### Data to use
____________

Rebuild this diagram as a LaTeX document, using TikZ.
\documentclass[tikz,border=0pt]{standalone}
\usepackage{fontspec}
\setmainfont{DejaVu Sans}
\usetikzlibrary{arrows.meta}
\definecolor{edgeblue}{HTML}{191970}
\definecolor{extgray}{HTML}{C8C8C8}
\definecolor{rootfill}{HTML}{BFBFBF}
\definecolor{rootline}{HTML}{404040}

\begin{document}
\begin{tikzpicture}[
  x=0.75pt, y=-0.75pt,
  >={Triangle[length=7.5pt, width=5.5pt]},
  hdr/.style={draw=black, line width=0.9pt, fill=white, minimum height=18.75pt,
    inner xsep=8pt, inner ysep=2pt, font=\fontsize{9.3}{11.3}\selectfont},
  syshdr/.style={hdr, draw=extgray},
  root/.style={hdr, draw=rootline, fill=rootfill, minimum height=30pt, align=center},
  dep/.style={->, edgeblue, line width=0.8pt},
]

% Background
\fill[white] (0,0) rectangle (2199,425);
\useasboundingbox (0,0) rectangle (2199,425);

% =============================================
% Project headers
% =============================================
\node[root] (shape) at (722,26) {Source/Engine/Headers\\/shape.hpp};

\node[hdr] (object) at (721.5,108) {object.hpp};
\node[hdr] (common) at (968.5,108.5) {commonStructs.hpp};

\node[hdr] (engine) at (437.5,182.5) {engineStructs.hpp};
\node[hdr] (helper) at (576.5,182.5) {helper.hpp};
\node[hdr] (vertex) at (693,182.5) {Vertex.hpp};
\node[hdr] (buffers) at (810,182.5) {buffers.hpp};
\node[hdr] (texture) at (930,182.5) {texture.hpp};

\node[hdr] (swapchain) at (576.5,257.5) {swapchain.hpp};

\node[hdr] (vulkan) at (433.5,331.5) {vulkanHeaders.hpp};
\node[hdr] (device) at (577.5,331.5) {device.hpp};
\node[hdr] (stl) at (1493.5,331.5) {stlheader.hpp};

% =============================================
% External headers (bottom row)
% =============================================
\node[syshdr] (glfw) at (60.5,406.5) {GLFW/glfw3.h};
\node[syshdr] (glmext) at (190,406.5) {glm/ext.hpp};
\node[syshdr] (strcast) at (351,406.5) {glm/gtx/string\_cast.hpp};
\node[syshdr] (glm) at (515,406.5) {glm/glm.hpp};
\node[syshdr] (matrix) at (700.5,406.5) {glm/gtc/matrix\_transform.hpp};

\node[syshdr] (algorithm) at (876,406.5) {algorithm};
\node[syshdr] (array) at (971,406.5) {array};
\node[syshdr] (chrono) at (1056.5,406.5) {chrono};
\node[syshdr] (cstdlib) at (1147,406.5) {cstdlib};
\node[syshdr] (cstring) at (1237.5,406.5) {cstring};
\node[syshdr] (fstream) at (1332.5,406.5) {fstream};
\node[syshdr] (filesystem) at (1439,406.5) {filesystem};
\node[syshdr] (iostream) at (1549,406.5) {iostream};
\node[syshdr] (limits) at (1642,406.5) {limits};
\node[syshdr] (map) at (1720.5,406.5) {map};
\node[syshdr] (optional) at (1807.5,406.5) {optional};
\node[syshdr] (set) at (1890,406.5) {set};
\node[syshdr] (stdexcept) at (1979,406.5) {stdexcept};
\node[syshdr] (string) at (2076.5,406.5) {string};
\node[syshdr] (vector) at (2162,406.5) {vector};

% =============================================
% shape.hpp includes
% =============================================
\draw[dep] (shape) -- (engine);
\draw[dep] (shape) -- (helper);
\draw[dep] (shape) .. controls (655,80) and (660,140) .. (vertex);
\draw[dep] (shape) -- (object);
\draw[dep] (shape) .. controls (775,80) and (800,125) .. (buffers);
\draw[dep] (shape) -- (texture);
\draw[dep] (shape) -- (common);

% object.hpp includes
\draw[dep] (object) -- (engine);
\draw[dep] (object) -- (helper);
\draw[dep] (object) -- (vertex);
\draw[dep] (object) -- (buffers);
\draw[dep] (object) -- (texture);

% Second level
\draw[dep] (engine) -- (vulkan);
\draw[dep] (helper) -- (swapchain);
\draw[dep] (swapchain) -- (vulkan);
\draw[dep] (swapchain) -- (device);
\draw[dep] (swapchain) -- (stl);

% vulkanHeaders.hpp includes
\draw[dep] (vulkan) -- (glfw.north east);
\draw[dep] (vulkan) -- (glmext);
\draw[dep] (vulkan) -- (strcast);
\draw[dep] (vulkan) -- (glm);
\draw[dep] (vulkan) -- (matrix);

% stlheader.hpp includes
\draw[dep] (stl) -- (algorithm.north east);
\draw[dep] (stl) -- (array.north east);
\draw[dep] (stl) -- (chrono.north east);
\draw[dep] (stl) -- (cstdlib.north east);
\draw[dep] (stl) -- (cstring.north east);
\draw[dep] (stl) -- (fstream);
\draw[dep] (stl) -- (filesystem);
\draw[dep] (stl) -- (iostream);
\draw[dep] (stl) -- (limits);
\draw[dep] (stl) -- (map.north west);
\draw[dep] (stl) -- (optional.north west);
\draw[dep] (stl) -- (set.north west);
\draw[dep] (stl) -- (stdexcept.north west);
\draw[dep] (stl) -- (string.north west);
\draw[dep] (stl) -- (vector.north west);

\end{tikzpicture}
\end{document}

____________

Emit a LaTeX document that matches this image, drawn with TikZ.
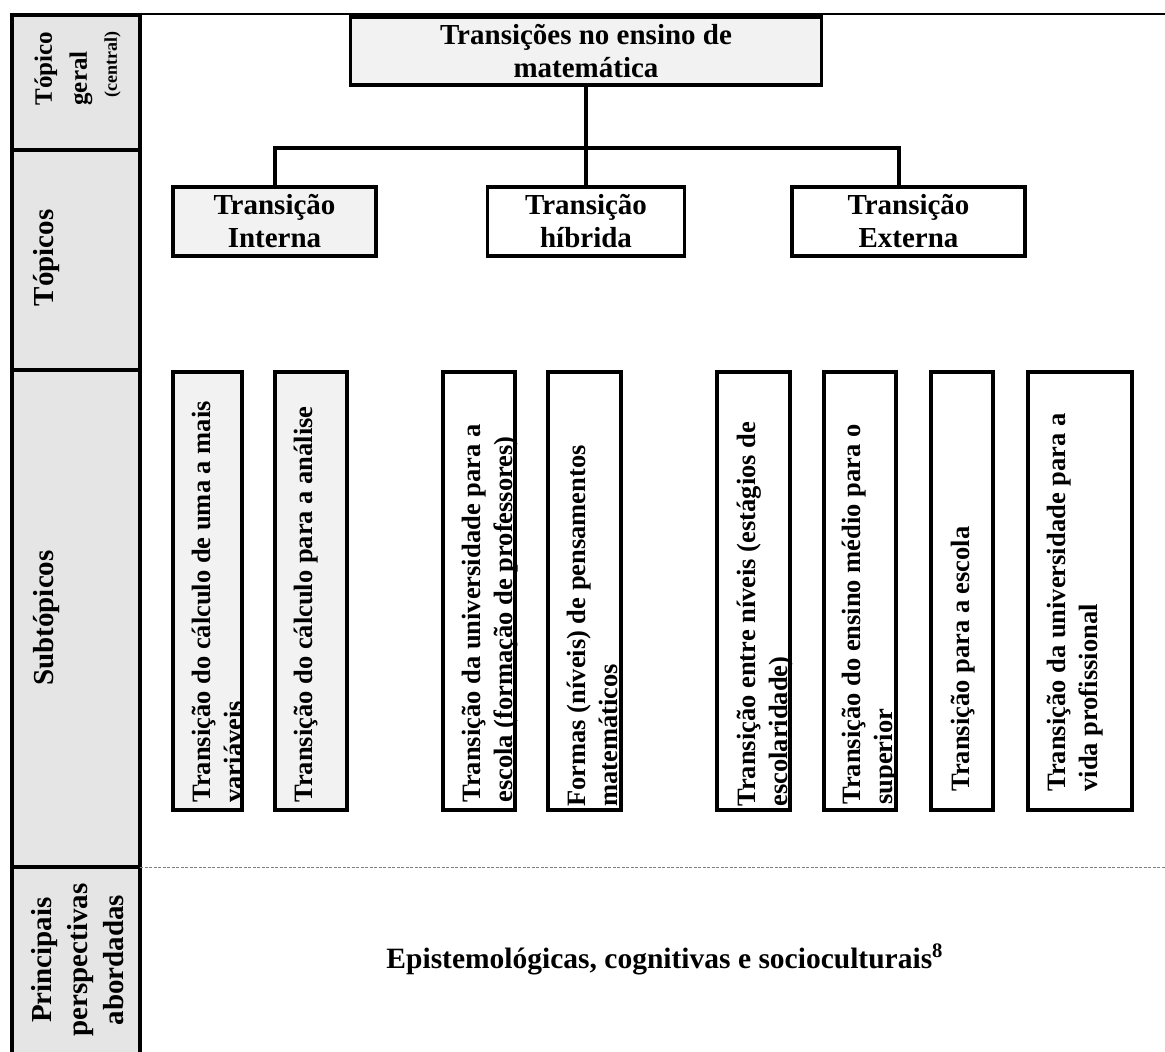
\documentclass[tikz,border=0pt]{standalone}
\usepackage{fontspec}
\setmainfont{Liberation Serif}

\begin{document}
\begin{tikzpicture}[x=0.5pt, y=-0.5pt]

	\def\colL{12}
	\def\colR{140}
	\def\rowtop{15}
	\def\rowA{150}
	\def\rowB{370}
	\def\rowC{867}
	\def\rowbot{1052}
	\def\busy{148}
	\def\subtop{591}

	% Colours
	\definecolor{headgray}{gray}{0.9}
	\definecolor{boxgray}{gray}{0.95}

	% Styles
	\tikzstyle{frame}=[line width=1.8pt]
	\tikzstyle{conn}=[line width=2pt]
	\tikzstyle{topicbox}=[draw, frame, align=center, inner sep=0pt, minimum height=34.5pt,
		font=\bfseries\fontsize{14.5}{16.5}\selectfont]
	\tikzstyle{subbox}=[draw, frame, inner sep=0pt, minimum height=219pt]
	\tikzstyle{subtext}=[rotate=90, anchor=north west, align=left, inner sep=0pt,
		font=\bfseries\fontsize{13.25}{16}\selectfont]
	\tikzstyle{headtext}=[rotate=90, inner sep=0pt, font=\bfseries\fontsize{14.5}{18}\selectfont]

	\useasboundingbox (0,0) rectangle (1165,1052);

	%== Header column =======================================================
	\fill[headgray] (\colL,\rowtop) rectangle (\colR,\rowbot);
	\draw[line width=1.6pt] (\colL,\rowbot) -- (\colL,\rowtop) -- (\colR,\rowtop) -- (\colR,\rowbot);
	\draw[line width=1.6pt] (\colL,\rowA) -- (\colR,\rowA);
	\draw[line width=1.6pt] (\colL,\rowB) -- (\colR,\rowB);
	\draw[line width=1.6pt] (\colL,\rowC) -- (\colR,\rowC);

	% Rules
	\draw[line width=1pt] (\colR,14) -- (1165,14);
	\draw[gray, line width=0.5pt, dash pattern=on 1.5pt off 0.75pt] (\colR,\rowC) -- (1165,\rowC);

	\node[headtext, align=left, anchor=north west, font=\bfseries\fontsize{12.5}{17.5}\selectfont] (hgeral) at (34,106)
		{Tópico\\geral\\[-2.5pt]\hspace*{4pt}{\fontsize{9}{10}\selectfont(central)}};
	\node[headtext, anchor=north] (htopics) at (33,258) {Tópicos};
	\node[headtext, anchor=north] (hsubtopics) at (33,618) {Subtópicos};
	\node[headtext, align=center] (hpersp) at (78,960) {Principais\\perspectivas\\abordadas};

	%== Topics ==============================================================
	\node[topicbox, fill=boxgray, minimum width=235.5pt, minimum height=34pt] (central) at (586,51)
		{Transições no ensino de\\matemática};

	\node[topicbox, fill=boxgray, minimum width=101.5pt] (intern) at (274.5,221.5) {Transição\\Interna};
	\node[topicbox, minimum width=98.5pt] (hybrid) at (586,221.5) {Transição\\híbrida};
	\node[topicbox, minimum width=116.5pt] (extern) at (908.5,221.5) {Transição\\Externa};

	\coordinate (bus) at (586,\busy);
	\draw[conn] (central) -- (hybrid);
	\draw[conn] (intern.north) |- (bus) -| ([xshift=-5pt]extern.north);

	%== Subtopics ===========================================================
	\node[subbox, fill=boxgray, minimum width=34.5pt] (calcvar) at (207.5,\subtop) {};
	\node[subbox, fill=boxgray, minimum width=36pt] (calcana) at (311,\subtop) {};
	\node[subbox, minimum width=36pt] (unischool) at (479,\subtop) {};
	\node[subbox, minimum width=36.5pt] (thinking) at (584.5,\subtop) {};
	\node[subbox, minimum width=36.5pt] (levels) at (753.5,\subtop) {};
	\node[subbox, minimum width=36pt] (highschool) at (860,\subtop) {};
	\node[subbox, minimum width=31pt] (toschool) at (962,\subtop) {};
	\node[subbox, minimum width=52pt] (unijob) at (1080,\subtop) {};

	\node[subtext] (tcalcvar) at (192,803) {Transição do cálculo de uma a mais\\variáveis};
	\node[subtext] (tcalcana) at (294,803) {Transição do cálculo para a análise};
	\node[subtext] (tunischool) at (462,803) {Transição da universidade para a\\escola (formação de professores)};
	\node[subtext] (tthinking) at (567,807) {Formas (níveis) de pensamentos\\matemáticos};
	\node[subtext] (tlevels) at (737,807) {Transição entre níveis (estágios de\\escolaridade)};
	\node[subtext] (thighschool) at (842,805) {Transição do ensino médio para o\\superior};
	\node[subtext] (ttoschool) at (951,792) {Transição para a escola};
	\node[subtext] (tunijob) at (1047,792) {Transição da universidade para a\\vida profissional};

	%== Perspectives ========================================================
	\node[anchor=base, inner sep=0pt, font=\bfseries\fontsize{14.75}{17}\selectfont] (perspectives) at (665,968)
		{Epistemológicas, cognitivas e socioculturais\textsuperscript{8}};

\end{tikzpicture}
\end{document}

____________

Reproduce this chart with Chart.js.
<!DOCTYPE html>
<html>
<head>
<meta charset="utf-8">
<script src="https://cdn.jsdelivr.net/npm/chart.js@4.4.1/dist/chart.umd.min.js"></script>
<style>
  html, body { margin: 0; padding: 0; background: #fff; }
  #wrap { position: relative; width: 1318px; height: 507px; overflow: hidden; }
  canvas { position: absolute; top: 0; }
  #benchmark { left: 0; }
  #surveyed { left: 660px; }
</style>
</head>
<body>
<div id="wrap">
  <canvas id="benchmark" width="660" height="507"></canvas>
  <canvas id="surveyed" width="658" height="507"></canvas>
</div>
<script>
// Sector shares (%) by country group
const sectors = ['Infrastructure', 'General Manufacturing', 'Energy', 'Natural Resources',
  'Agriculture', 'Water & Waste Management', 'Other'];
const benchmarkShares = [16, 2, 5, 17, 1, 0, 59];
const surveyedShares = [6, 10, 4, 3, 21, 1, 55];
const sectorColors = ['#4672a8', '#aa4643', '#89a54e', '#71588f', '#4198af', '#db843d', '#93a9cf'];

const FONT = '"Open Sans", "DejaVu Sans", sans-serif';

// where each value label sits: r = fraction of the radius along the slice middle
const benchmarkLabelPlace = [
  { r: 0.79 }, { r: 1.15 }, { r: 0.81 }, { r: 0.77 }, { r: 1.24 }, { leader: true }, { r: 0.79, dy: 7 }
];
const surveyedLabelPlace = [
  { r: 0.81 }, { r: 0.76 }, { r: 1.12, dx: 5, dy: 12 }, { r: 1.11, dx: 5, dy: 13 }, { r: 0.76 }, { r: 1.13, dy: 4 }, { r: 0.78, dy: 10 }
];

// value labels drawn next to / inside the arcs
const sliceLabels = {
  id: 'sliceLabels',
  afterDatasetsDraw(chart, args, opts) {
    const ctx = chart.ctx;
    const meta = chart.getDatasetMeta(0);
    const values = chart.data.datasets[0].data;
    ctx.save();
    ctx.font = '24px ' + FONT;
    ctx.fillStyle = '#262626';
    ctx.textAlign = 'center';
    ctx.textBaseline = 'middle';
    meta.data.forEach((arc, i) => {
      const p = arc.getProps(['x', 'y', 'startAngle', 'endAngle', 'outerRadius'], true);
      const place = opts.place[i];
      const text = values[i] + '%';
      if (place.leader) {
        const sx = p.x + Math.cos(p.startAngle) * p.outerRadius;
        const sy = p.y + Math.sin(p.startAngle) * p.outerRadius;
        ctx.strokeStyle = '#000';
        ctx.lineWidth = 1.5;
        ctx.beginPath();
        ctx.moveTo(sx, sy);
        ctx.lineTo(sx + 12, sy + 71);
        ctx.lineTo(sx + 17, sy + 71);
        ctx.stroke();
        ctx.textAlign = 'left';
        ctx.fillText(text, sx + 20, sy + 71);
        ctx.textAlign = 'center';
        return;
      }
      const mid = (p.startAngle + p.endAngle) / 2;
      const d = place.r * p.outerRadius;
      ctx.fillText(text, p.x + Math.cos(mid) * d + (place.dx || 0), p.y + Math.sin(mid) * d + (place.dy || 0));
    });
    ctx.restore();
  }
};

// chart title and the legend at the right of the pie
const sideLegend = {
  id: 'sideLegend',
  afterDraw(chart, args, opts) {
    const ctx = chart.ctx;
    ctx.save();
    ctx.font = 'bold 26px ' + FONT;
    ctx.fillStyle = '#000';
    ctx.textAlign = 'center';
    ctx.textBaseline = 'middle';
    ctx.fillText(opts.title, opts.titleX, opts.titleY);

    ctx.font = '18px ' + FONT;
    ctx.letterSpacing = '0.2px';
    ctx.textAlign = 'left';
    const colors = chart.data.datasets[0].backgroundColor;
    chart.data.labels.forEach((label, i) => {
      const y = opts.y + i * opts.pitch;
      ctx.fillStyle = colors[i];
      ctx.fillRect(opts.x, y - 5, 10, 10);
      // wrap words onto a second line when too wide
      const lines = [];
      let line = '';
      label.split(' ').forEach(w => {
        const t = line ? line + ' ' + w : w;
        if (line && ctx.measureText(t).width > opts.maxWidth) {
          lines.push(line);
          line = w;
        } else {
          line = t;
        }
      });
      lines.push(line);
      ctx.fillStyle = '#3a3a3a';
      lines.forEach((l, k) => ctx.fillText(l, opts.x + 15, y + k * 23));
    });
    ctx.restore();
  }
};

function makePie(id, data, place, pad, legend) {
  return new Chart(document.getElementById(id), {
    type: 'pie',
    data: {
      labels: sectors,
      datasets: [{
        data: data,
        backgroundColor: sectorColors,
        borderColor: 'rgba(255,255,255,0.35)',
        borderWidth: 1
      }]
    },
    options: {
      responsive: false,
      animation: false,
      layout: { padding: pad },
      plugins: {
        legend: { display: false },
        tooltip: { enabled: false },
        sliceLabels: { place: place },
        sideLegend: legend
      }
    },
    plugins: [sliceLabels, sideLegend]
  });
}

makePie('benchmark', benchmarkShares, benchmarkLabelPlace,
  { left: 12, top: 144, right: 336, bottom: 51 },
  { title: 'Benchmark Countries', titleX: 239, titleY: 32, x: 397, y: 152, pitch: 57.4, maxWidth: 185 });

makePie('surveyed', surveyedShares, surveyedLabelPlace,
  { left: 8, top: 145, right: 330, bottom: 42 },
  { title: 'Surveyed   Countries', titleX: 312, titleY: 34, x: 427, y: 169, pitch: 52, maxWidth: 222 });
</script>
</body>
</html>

____________

### Objective
Which lines hold the word "LaTeX"? Copy every one of them.

### Complete response
Rebuild this diagram as a LaTeX document, using TikZ.
Emit a LaTeX document that matches this image, drawn with TikZ.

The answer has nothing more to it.